En resumen, que el cancionero de la dichosa generación X revive ahora con fuerza en menos de quienes se criaron con él. El último en abordarlo ha sido el australiano Ben Lee, cuyo nombre comenzó a sonar con fuerza como niño prodigio del rock alternativo a mitad de los noventa, cuando militaba en el sello de los Beastie Boys (Grand Royal) y compartía giras con Sebadoh, otros paladines de la emoción deshuesada, el desmañado sonido en baja fidelidad y los estribillos esquinados.

En el reciente Quarter Century Classix (2019) aborda el “In The Mouth a Desert” de Pavement, “Web in Front” de Archers of Loaf, “Car” de Built To Spill, “Divine Hammer” de Breeders, “Blueprint” de Fugazi, “Sugar Kane” de Sonic Youth, “Brand New Love” de Sebadoh, “Godsend” de Beat Happening y algunos otros clásicos de la oleada rock alternativa de los noventa, desde una perspectiva austera, generalmente acústica, que pone el foco en aquello que siempre se dice sobre las grandes canciones: que se sostienen por sí solas.

La maniobra se sitúa en la equidistancia del término medio, y no es un demérito: no se trata, obviamente, de una singular deconstrucción en toda regla (al estilo de lo que hicieron Dirty Projectors hace doce años con el Rise Above de Black Flag), pero tampoco es el inane y aburridísimo brindis al sol que le dedicó Ben Gibbard (Death Cab For Cutie) al Bandwagonesque de Teenage Fanclub hace un par de veranos.

Así que, mientras esperamos a que Matthew Sweet y Susanna Hoffs se animen a continuar su secuencia de discos tributo (que ya ha pasado por las décadas de los sesenta, los setenta y los ochenta) y nos regalen su aseadita visión de aquellos maravillosos noventa, cualquiera puede entretenerse, entre la más pura nostalgia y la merecida reivindicación, con el apañado trabajo de Ben Lee. Al fin y al cabo, rescata un pedazo de historia indiscutida e indiscutible.
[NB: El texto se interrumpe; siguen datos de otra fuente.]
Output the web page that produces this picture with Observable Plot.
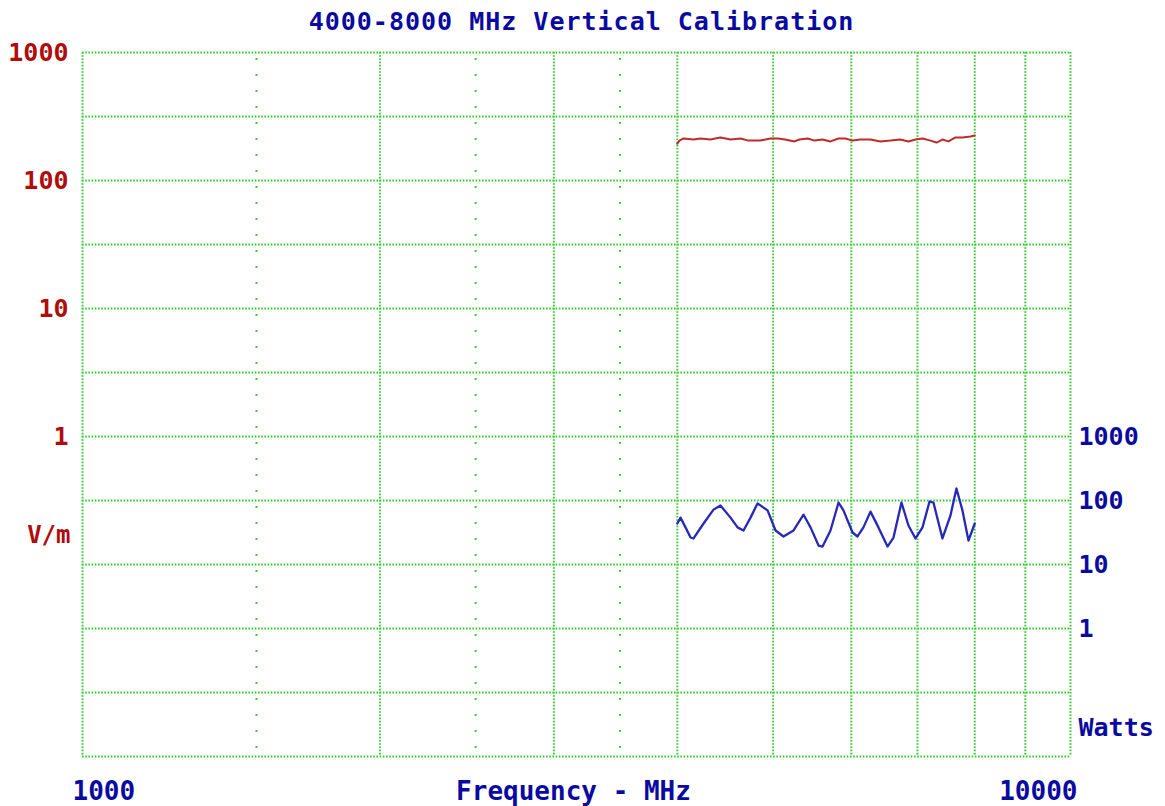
<!DOCTYPE html>
<html>
<head>
<meta charset="utf-8">
<script src="https://cdn.jsdelivr.net/npm/d3@7"></script>
<script src="https://cdn.jsdelivr.net/npm/@observablehq/plot@0.6"></script>
<style>
  html, body { margin: 0; padding: 0; background: #ffffff; }
  svg { display: block; }
</style>
</head>
<body>
<div id="chart"></div>
<script>
// ---- Data ----
const titleText = "4000-8000 MHz Vertical Calibration";
const xAxisTitle = "Frequency - MHz";

// E-field trace (V/m)
const fieldFreq = [4000,4020,4058,4154,4221,4320,4423,4528,4634,4722,4855,4969,5059,5141,5257,5316,5420,5508,5611,5716,5824,5918,6017,6130,6274,6423,6573,6727,6855,6968,7083,7217,7319,7420,7524,7648,7774,7921,8000];
const fieldVm   = [194,205,213,209,213,209,217,209,213,205,205,213,213,209,202,209,213,205,209,202,213,213,205,209,209,202,205,209,202,209,213,205,198,209,202,217,217,221,225];

// Forward power trace (Watts)
const powerFreq = [4000,4030,4077,4125,4154,4252,4352,4423,4528,4603,4667,4744,4822,4936,5029,5123,5244,5368,5456,5559,5611,5716,5824,5891,6017,6087,6172,6274,6392,6528,6620,6744,6855,6968,7083,7200,7266,7420,7559,7666,7774,7884,8000];
const powerW    = [43.7,54,38,26.4,25.5,43.7,72,83.5,54,38,34,54,90,70,34,27.4,34,60,38,19.8,19.1,34,93,70,31.6,27.4,38,67,38,19.1,26.4,93,40.7,25.5,38,96.5,93,25.5,58,154,70,23.7,43.7];

// Axes / grid
const vmTicks = [1000, 100, 10, 1];
const wattTicks = [1000, 100, 10, 1];
const hGridVm = [1000, 316.23, 100, 31.623, 10, 3.1623, 1, 0.31623, 0.1, 0.031623, 0.01, 0.0031623];
const majorFreqGrid = [1000, 2000, 3000, 4000, 5000, 6000, 7000, 8000, 9000, 10000];
const minorFreqGrid = [1500, 2500, 3500];
const xEndLabels = [1000, 10000];
const vmUnitLabel = {text: "V/m", value: 0.17};
const wattUnitLabel = {text: "Watts", value: 0.0053};

// ---- Helpers ----
const fieldData = fieldFreq.map((f, i) => ({f, v: fieldVm[i]}));
const powerData = powerFreq.map((f, i) => ({f, w: powerW[i]}));
const wattToVm = w => Math.sqrt(w / 1000); // same dB scale: 1 decade W = half decade V/m

const RED = "#b00c0c";
const BLUE = "#0a0aa0";
const GRID = "#33cc33";
const FONT = "DejaVu Sans Mono, monospace";

const chart = Plot.plot({
  width: 1165,
  height: 806,
  marginLeft: 82,
  marginRight: 95,
  marginTop: 52,
  marginBottom: 50,
  style: {background: "#ffffff", fontFamily: FONT},
  x: {type: "log", domain: [1000, 10000], axis: null},
  y: {type: "log", domain: [0.0031623, 1000], axis: null},
  marks: [
    Plot.ruleY(hGridVm, {y: d => d, stroke: GRID, strokeWidth: 2, strokeDasharray: "1.6 1.6"}),
    Plot.ruleX(majorFreqGrid, {x: d => d, stroke: GRID, strokeWidth: 2, strokeDasharray: "1.6 1.6"}),
    Plot.ruleX(minorFreqGrid, {x: d => d, stroke: GRID, strokeWidth: 2, strokeDasharray: "2 14", strokeDashoffset: -6}),
    Plot.line(fieldData, {x: "f", y: "v", stroke: "#c02a2a", strokeWidth: 2}),
    Plot.line(powerData, {x: "f", y: d => wattToVm(d.w), stroke: "#2828b8", strokeWidth: 2.3}),
    // Left V/m tick labels
    Plot.text(vmTicks, {y: d => d, text: d => String(d), frameAnchor: "left", textAnchor: "end", dx: -14,
      fill: RED, fontSize: 25, fontWeight: "bold", lineAnchor: "middle"}),
    Plot.text([vmUnitLabel], {y: "value", text: "text", frameAnchor: "left", textAnchor: "end", dx: -12,
      fill: RED, fontSize: 24, fontWeight: "bold", lineAnchor: "middle"}),
    // Right Watts tick labels
    Plot.text(wattTicks, {y: d => wattToVm(d), text: d => String(d), frameAnchor: "right", textAnchor: "start", dx: 8,
      fill: BLUE, fontSize: 25, fontWeight: "bold", lineAnchor: "middle"}),
    Plot.text([wattUnitLabel], {y: "value", text: "text", frameAnchor: "right", textAnchor: "start", dx: 8,
      fill: BLUE, fontSize: 25, fontWeight: "bold", lineAnchor: "middle"}),
    // Bottom labels
    Plot.text([xEndLabels[0]], {x: d => d, text: d => String(d), frameAnchor: "bottom", textAnchor: "start", dx: -10, dy: 35,
      fill: BLUE, fontSize: 26, fontWeight: "bold", lineAnchor: "middle"}),
    Plot.text([xEndLabels[1]], {x: d => d, text: d => String(d), frameAnchor: "bottom", textAnchor: "end", dx: 7, dy: 35,
      fill: BLUE, fontSize: 26, fontWeight: "bold", lineAnchor: "middle"}),
    Plot.text([xAxisTitle], {text: d => d, frameAnchor: "bottom", textAnchor: "middle", dx: -3, dy: 35,
      fill: BLUE, fontSize: 26, fontWeight: "bold", lineAnchor: "middle"}),
    // Title
    Plot.text([titleText], {text: d => d, frameAnchor: "top", textAnchor: "middle", dx: 5, dy: -31,
      fill: BLUE, fontSize: 25, fontWeight: "bold", lineAnchor: "middle"})
  ]
});
// widen the title slightly to match the reference's letter spacing
d3.select(chart).selectAll("text").filter(function () { return this.textContent === titleText; })
  .style("letter-spacing", "1px");
document.getElementById("chart").appendChild(chart);
</script>
</body>
</html>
Motivo de celebración, claro, pero también un recordatorio de lo rápido que pasa el tiempo, de lo mayores que nos hacemos sin apenas darnos cuenta y de la impepinable condición de todas esas canciones, fieles compañeras de viaje que no cambiaron ni cambiarán el mundo, que aguantan el embate del tiempo pero no sirven para alumbrar el presente, aunque en su momento (y ahí radica gran parte de su hechizo) guiaran a una generación entera como zahoríes en la oscuridad, entre zozobras emocionales, euforias pasajeras y esas primeras buenas hostias que, como panes, reparte la vida cuando todo se experimenta con la intensidad de las primeras veces.